DOD joined the Departments of Agriculture, Commerce, Energy, Interior and Homeland Security and the Environmental Protection Agency in announcing a memorandum of agreement this month that will foster interagency coordination in helping communities recover after a wildfire.

Extreme wildfires often create cascading impacts, including severe mudslides, permanent loss of habitats and biodiversity and degradation in soils, which can have lasting post-fire impacts on communities.

These conditions can sometimes be more costly to address than the wildfire itself and response efforts often require coordination among multiple federal, state, local and tribal agencies.

The memorandum, developed by the White House Wildfire Resilience Interagency Working Group, follows recommendations by the Wildland Fire Mitigation and Management Commission, which was created in 2021 to form federal policy recommendations related to wildfire prevention, suppression and recovery.

In its 2023 report to Congress, the commission noted that post-fire recovery is often fragmented and called for better integration among federal agencies in responding to impacts across jurisdictions.

“This interagency post-fire MOU is a pivotal step in allowing for a more rapid and coordinated whole of government response to wildfire-related challenges, including fires that impact military installations and the surrounding defense communities,” said Brendan Owens, assistant secretary of defense for energy, installations and environment.

“Our integrated approach protects environmental assets, safeguards vital military missions and enables us to maintain operational readiness,” he said.

DOD has long been an important stakeholder and partner to local communities in wildfire readiness, response and recovery efforts.

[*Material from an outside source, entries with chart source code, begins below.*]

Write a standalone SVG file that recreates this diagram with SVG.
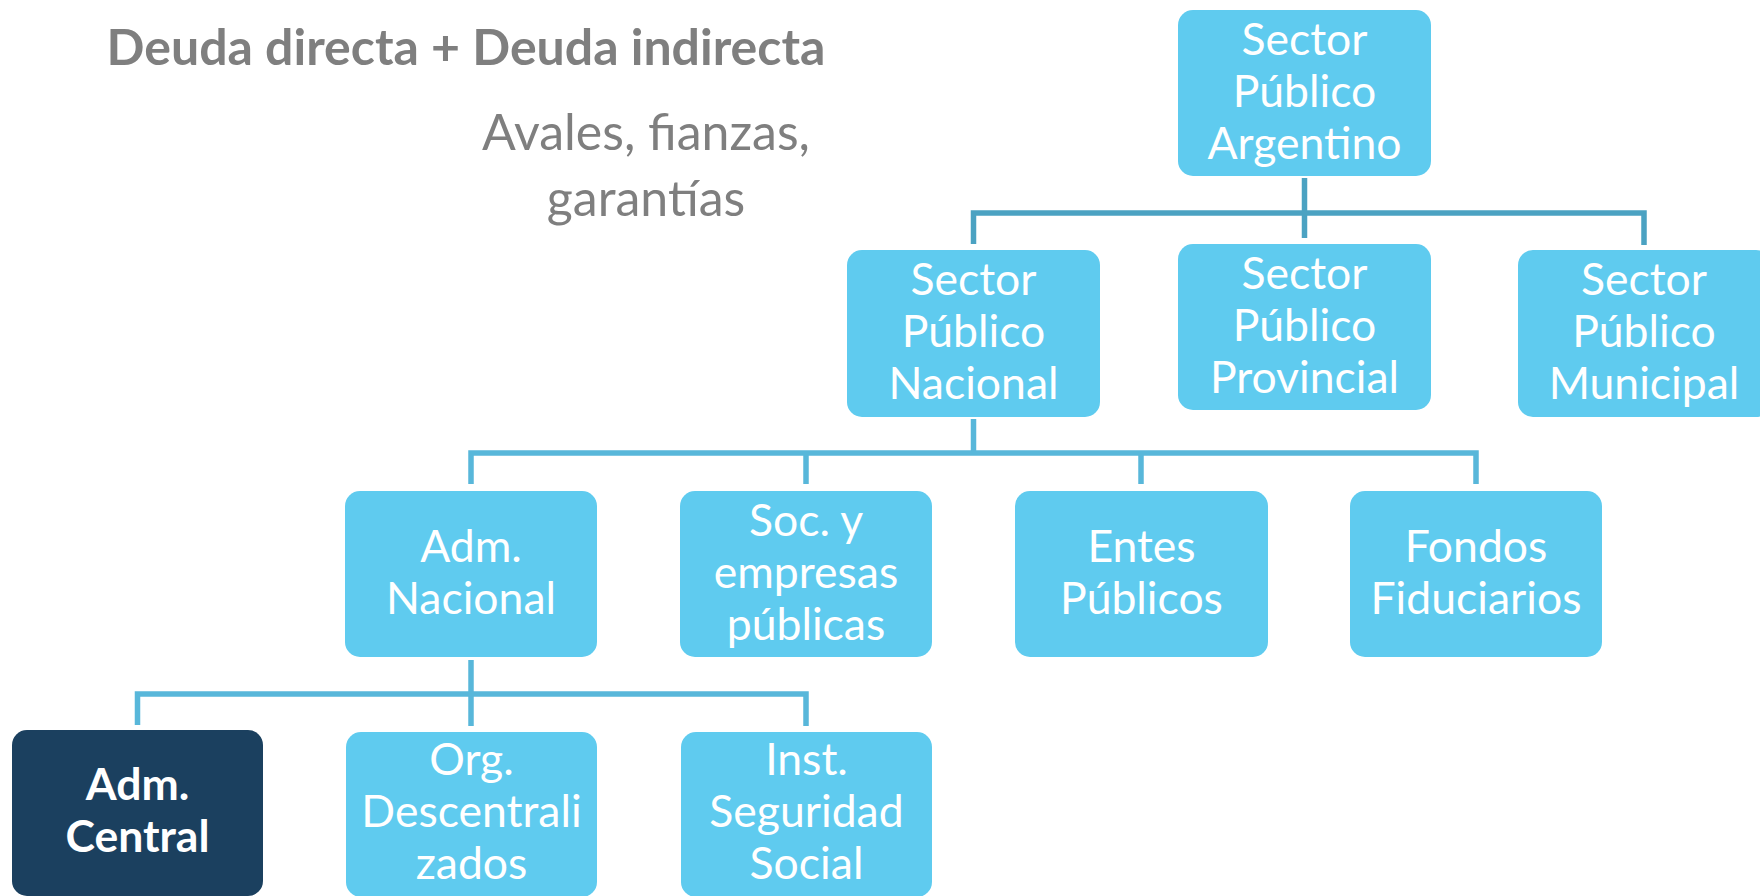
<svg xmlns="http://www.w3.org/2000/svg" width="1760" height="896" viewBox="0 0 1760 896">
<style>
.node{fill:#5fcbef}
.dark{fill:#1b405f}
.t{font-family:Lato,"Open Sans",sans-serif;font-size:44.5px;fill:#ffffff;text-anchor:middle}
.tb{font-family:Lato,"Open Sans",sans-serif;font-size:44.5px;font-weight:bold;fill:#ffffff;text-anchor:middle}
.c1{fill:none;stroke:#4ba2c2;stroke-width:5.5}
.c2{fill:none;stroke:#58b7da;stroke-width:5.5}
.title{font-family:Lato,"Open Sans",sans-serif;font-size:50px;font-weight:bold;fill:#7f7f7f;text-anchor:middle}
.sub{font-family:Lato,"Open Sans",sans-serif;font-size:50px;fill:#7f7f7f;text-anchor:middle}
</style>
<rect width="1760" height="896" fill="#ffffff"/>
<g id="labels">
<text class="title" x="466" y="65">Deuda directa + Deuda indirecta</text>
<text class="sub" x="646" y="150">Avales, fianzas,</text>
<text class="sub" x="646" y="216">garantías</text>
</g>
<g id="connectors">
<path class="c1" d="M1304.5 178V238"/>
<path class="c1" d="M973.5 244V213H1644V245"/>
<path class="c2" d="M973.5 419V453"/>
<path class="c2" d="M471 484V453H1476V484"/>
<path class="c2" d="M806 453V484"/>
<path class="c2" d="M1141 453V484"/>
<path class="c2" d="M471 660V726"/>
<path class="c2" d="M137.5 725V694H806V726"/>
</g>
<g id="n-argentino">
<rect class="node" x="1178" y="10" width="253" height="166" rx="15"/>
<text class="t" x="1304.5" y="55">Sector</text>
<text class="t" x="1304.5" y="107">Público</text>
<text class="t" x="1304.5" y="159">Argentino</text>
</g>
<g id="n-nacional">
<rect class="node" x="847" y="250" width="253" height="167" rx="15"/>
<text class="t" x="973.5" y="295">Sector</text>
<text class="t" x="973.5" y="347">Público</text>
<text class="t" x="973.5" y="399">Nacional</text>
</g>
<g id="n-provincial">
<rect class="node" x="1178" y="244" width="253" height="166" rx="15"/>
<text class="t" x="1304.5" y="289">Sector</text>
<text class="t" x="1304.5" y="341">Público</text>
<text class="t" x="1304.5" y="393">Provincial</text>
</g>
<g id="n-municipal">
<rect class="node" x="1518" y="250" width="253" height="167" rx="15"/>
<text class="t" x="1644" y="295">Sector</text>
<text class="t" x="1644" y="347">Público</text>
<text class="t" x="1644" y="399">Municipal</text>
</g>
<g id="n-adm-nacional">
<rect class="node" x="345" y="491" width="252" height="166" rx="15"/>
<text class="t" x="471" y="562">Adm.</text>
<text class="t" x="471" y="614">Nacional</text>
</g>
<g id="n-soc">
<rect class="node" x="680" y="491" width="252" height="166" rx="15"/>
<text class="t" x="806" y="536">Soc. y</text>
<text class="t" x="806" y="588">empresas</text>
<text class="t" x="806" y="640">públicas</text>
</g>
<g id="n-entes">
<rect class="node" x="1015" y="491" width="253" height="166" rx="15"/>
<text class="t" x="1141.5" y="562">Entes</text>
<text class="t" x="1141.5" y="614">Públicos</text>
</g>
<g id="n-fondos">
<rect class="node" x="1350" y="491" width="252" height="166" rx="15"/>
<text class="t" x="1476" y="562">Fondos</text>
<text class="t" x="1476" y="614">Fiduciarios</text>
</g>
<g id="n-adm-central">
<rect class="dark" x="12" y="730" width="251" height="166" rx="15"/>
<text class="tb" x="137.5" y="800">Adm.</text>
<text class="tb" x="137.5" y="852">Central</text>
</g>
<g id="n-org">
<rect class="node" x="346" y="732" width="251" height="165" rx="15"/>
<text class="t" x="471.5" y="775">Org.</text>
<text class="t" x="471.5" y="827">Descentrali</text>
<text class="t" x="471.5" y="879">zados</text>
</g>
<g id="n-inst">
<rect class="node" x="681" y="732" width="251" height="165" rx="15"/>
<text class="t" x="806.5" y="775">Inst.</text>
<text class="t" x="806.5" y="827">Seguridad</text>
<text class="t" x="806.5" y="879">Social</text>
</g>
</svg>
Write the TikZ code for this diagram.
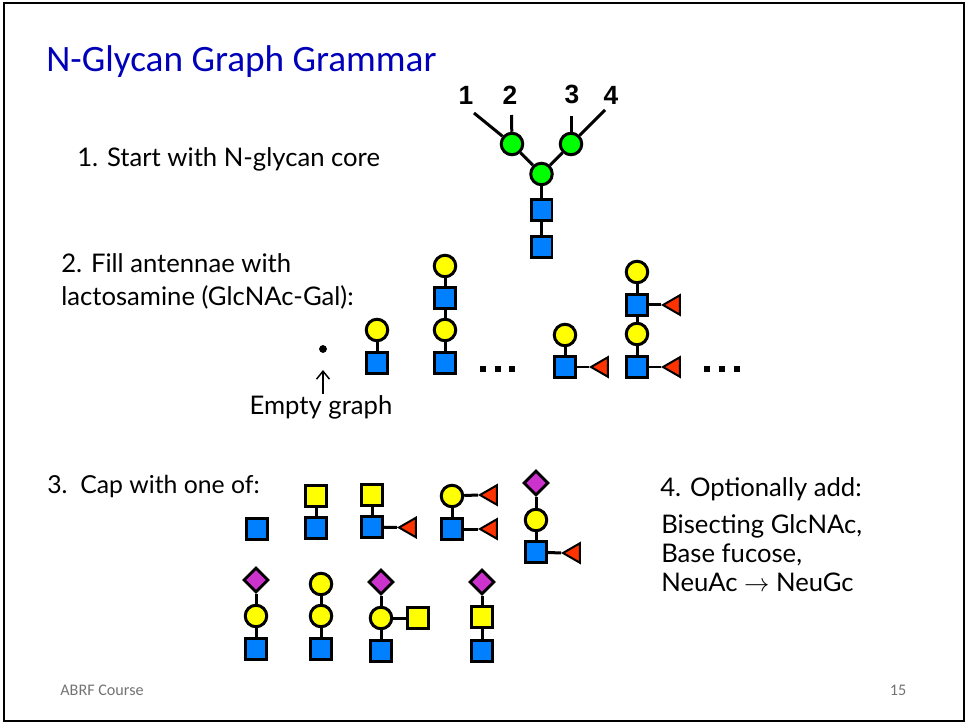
\documentclass[tikz,border=0pt]{standalone}
\usepackage{fontspec}
\setmainfont{Lato}
\newfontfamily\ttlfont{Carlito}
\newfontfamily\numfont{Liberation Sans}
\usepackage{xcolor}
\usetikzlibrary{arrows.meta,shapes.geometric}
\definecolor{glcblue}{HTML}{0080FF}
\definecolor{mangreen}{HTML}{00FF00}
\definecolor{galyellow}{HTML}{FFFF00}
\definecolor{fucred}{HTML}{FF3300}
\definecolor{sialpurple}{HTML}{CC33CC}
\definecolor{ttlblue}{HTML}{0000B8}

\begin{document}
\begin{tikzpicture}[
  x=0.02cm,y=-0.02cm,
  every node/.style={inner sep=0pt},
  lnk/.style={line width=0.06cm},
  sq/.style={draw,line width=0.06cm,minimum size=0.42cm},
  bs/.style={sq,fill=glcblue},
  ys/.style={sq,fill=galyellow},
  ci/.style={draw,circle,line width=0.06cm,minimum size=0.43cm},
  gc/.style={ci,fill=mangreen},
  yc/.style={ci,fill=galyellow},
  pd/.style={draw,diamond,line width=0.06cm,minimum size=0.5cm,fill=sialpurple},
  rt/.style={draw,isosceles triangle,isosceles triangle apex angle=60,shape border rotate=180,
    line width=0.04cm,minimum height=0.34cm,fill=fucred,anchor=apex},
  el/.style={fill=black,minimum size=0.12cm},
  txt/.style={anchor=base west,align=left,font=\fontsize{14.6}{19.3}\selectfont},
  num/.style={font=\numfont\bfseries\fontsize{15}{16}\selectfont},
  foot/.style={font=\ttlfont\fontsize{9.2}{10}\selectfont,text=black!55}
]
\useasboundingbox (0,0) rectangle (965,723);
\draw[line width=0.04cm] (4,3) rectangle (964,721);
\node[anchor=base west,text=ttlblue,font=\ttlfont\fontsize{21.2}{24}\selectfont] (ttl) at (46,72) {N-Glycan Graph Grammar};
\node[foot,anchor=west] (crs) at (60,690) {ABRF Course};
\node[foot] (pg) at (898,690) {15};
% core
\node[gc] (c1) at (512,144) {};
\node[gc] (c2) at (571,144) {};
\node[gc] (c3) at (541.5,174) {};
\node[bs] (c4) at (541.5,210) {};
\node[bs] (c5) at (541.5,247) {};
\coordinate (e1) at (474,113);
\coordinate (e2) at (511.5,115);
\coordinate (e3) at (571,116);
\coordinate (e4) at (605,110);
\foreach \a/\b in {c1/e1,c1/e2,c2/e3,c2/e4,c1/c3,c2/c3,c3/c4,c4/c5}
  \draw[lnk] (\a) -- (\b);
\node[num] (n1) at (466,95) {1};
\node[num] (n2) at (510,95) {2};
\node[num] (n3) at (572,94) {3};
\node[num] (n4) at (611,95) {4};
\node[txt] (t1) at (77,167) {1. Start with N-glycan core};
% antennae
\node[txt] (t2) at (61,306) {2. Fill antennae with\\lactosamine (GlcNAc-Gal):};
\node[draw,circle,fill=black,minimum size=0.14cm] (nil) at (323,349) {};
\node[txt,anchor=base] (t3) at (321,415) {Empty graph};
\coordinate (nila) at (323,394);
\coordinate (nilb) at (323,370);
\draw[line width=0.03cm,-{Straight Barb[length=1.6mm,width=2.6mm]}] (nila) -- (nilb);
\node[yc] (a1) at (377,330) {};
\node[bs] (a2) at (377,363) {};
\node[yc] (b1) at (445,266) {};
\node[bs] (b2) at (445,298) {};
\node[yc] (b3) at (445,330) {};
\node[bs] (b4) at (445,363) {};
\node[yc] (d1) at (565,335) {};
\node[bs] (d2) at (565,367) {};
\node[rt] (d3) at (589,367) {};
\node[yc] (f1) at (637,272) {};
\node[bs] (f2) at (637,305) {};
\node[rt] (f3) at (661,305) {};
\node[yc] (f4) at (637,334) {};
\node[bs] (f5) at (637,367) {};
\node[rt] (f6) at (661,367) {};
\foreach \i in {483,498,512,707,722,737} \node[el] (el\i) at (\i,369) {};
\foreach \a/\b in {a1/a2,b1/b2,b2/b3,b3/b4,d1/d2,f1/f2,f2/f4,f4/f5}
  \draw[lnk] (\a) -- (\b);
\foreach \a/\b in {d2/d3,f2/f3,f5/f6}
  \draw[lnk] (\a) -- (\b.apex);
% caps
\node[txt,font=\fontsize{14.1}{19}\selectfont] (t4) at (47,494) {3.\ \ Cap with one of:};
\node[bs] (g1) at (257,529) {};
\node[ys] (h1) at (316,496) {};
\node[bs] (h2) at (316,528) {};
\node[ys] (i1) at (372,495) {};
\node[bs] (i2) at (372,527) {};
\node[rt] (i3) at (397,527.5) {};
\node[yc] (j1) at (452,496) {};
\node[bs] (j2) at (452,529) {};
\node[rt] (j3) at (478,495) {};
\node[rt] (j4) at (478,529) {};
\node[pd] (k1) at (536,483) {};
\node[yc] (k2) at (536,520) {};
\node[bs] (k3) at (536,552) {};
\node[rt] (k4) at (561,553) {};
\node[pd] (l1) at (256,580) {};
\node[yc] (l2) at (256,616) {};
\node[bs] (l3) at (256,649) {};
\node[yc] (m1) at (321,584) {};
\node[yc] (m2) at (321,616) {};
\node[bs] (m3) at (321,649) {};
\node[pd] (o1) at (381,582) {};
\node[yc] (o2) at (381,618) {};
\node[ys] (o3) at (418,618) {};
\node[bs] (o4) at (381,651) {};
\node[pd] (p1) at (482,582) {};
\node[ys] (p2) at (482,617) {};
\node[bs] (p3) at (482,651) {};
\foreach \a/\b in {h1/h2,i1/i2,j1/j2,k1/k2,k2/k3,l1/l2,l2/l3,m1/m2,m2/m3,o1/o2,o2/o3,o2/o4,p1/p2,p2/p3}
  \draw[lnk] (\a) -- (\b);
\foreach \a/\b in {i2/i3,j1/j3,j2/j4,k3/k4}
  \draw[lnk] (\a) -- (\b.apex);
\node[txt] (t5) at (660,497) {4. Optionally add:};
\node[txt,font=\fontsize{14.6}{16.4}\selectfont] (t6) at (661,591) {Bisecting GlcNAc,\\Base fucose,\\NeuAc $\rightarrow$ NeuGc};
\end{tikzpicture}
\end{document}
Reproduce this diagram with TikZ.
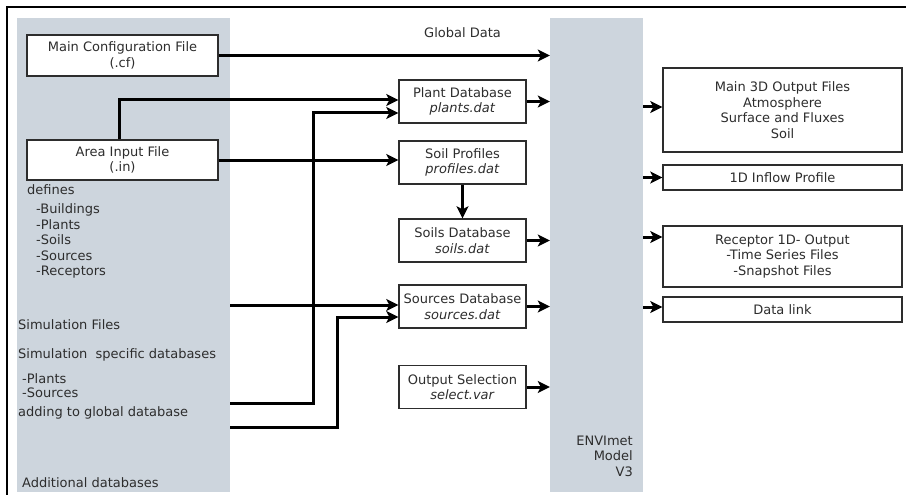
\documentclass[tikz,border=0pt]{standalone}
\usepackage{fontspec}
\setmainfont{DejaVu Sans}
\usetikzlibrary{positioning,arrows.meta}
\definecolor{panelgray}{RGB}{205,213,221}
\definecolor{inkgray}{RGB}{45,45,45}

\begin{document}
\begin{tikzpicture}[x=1pt,y=-1pt,
  font=\fontsize{13}{15.5}\selectfont, text=inkgray,
  panel/.style={fill=panelgray,inner sep=0pt},
  filebox/.style={draw=inkgray,line width=1.4pt,fill=white,align=center,inner sep=0pt},
  dbbox/.style={filebox,minimum width=127pt,minimum height=43pt},
  outbox/.style={filebox,minimum width=239pt},
  note/.style={anchor=west,align=left,inner sep=0pt},
  flow/.style={draw=black,line width=3pt,-{Stealth[length=12pt,width=12pt,inset=3pt]}}]
\useasboundingbox (0,0) rectangle (906,495);
\draw[line width=1.8pt] (7,495) -- (7,7) -- (906,7);
% grey panels
\node[panel,minimum width=213pt,minimum height=474pt] (inputs) at (123.5,255) {};
\node[panel,minimum width=93pt,minimum height=474pt] (envi) at (596.5,255) {};
% input files
\node[filebox,minimum width=191pt,minimum height=41pt] (config) at (122.5,55.5) {Main Configuration File\\(.cf)};
\node[filebox,minimum width=191pt,minimum height=40pt] (area) at (122.5,160) {Area Input File\\(.in)};
\node[note] (defines) at (27,190) {defines};
\node[note] (arealist) at (36,241) {-Buildings\\-Plants\\-Soils\\-Sources\\-Receptors};
\node[note] (simfiles) at (18,325) {Simulation Files};
\node[note] (simspec) at (18,355) {Simulation\ \ specific databases};
\node[note,font=\fontsize{13}{14}\selectfont] (simlist) at (22,386) {-Plants\\-Sources};
\node[note] (adding) at (18,413) {adding to global database};
\node[note] (extra) at (22,483) {Additional databases};
% databases
\node[dbbox] (plant) at (462.5,101.5) {Plant Database\\\textit{plants.dat}};
\node[dbbox] (profiles) at (462.5,162.5) {Soil Profiles\\\textit{profiles.dat}};
\node[dbbox] (soils) at (462.5,240.5) {Soils Database\\\textit{soils.dat}};
\node[dbbox] (sources) at (462.5,306.5) {Sources Database\\\textit{sources.dat}};
\node[dbbox] (select) at (462.5,387) {Output Selection\\\textit{select.var}};
\node (globaltxt) at (462.5,33) {Global Data};
\node[note,anchor=east,align=right] (model) at (633,456) {ENVImet\\Model\\V3};
% outputs
\node[outbox,minimum height=84pt] (main3d) at (782.5,110) {Main 3D Output Files\\Atmosphere\\Surface and Fluxes\\Soil};
\node[outbox,minimum height=25pt] (inflow) at (782.5,177.5) {1D Inflow Profile};
\node[outbox,minimum height=61pt] (receptor) at (782.5,256.5) {Receptor 1D- Output\\-Time Series Files\\-Snapshot Files};
\node[outbox,minimum height=25pt] (datalink) at (782.5,309.5) {Data link};
% connectors
\coordinate (simout) at (230,305);
\coordinate (plantsout) at (230,403);
\coordinate (sourcesout) at (230,427);
\draw[flow] (config.east) -- (config.east -| envi.west);
\draw[flow] ([xshift=-3.5pt]area.north) |- ([yshift=1.5pt]plant.west);
\draw[flow] (area.east) -- (area.east -| profiles.west);
\draw[flow] (profiles) -- (soils);
\draw[flow] (simout) -- (simout -| sources.west);
\draw[flow] (plantsout) -- ++(83,0) |- ([yshift=-11.5pt]plant.west);
\draw[flow] (sourcesout) -- ++(107,0) |- ([yshift=-10.5pt]sources.west);
\foreach \db in {plant,soils,sources,select}
  \draw[flow] (\db.east) -- (\db.east -| envi.west);
\foreach \out/\dy in {main3d/3,inflow/0,receptor/19.5,datalink/2.5}{
  \coordinate (\out-in) at ([yshift=\dy pt]\out.west);
  \draw[flow] (envi.east |- \out-in) -- (\out-in);
}
\end{tikzpicture}
\end{document}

And military communities, themselves, contend with the threat of wildfires and the long-term impacts they can have.

The Army’s Pohakuloa Training Area in Hawaii, for example, was among the 17,000 total acres burned during the Leilani fire in 2022.

The department has funded more than $500,000 of post-fire restoration projects on lands near the training area that were impacted by the fire as part of the Readiness and Environmental Protection Integration Program.

The department has also funded $663,877 across 12 post-fire projects and research through the DOD Legacy Resource Management Program.

“The cascading impacts in the wake of a destructive wildfire require cross-jurisdictional collaboration to address community impacts, in a way that ensures restoration of built and natural infrastructure to a more resilient state,” Owens said.

He said, with the MOU, the department is working with agency partners to create “a more secure and resilient future for our forces and the communities they partner with.”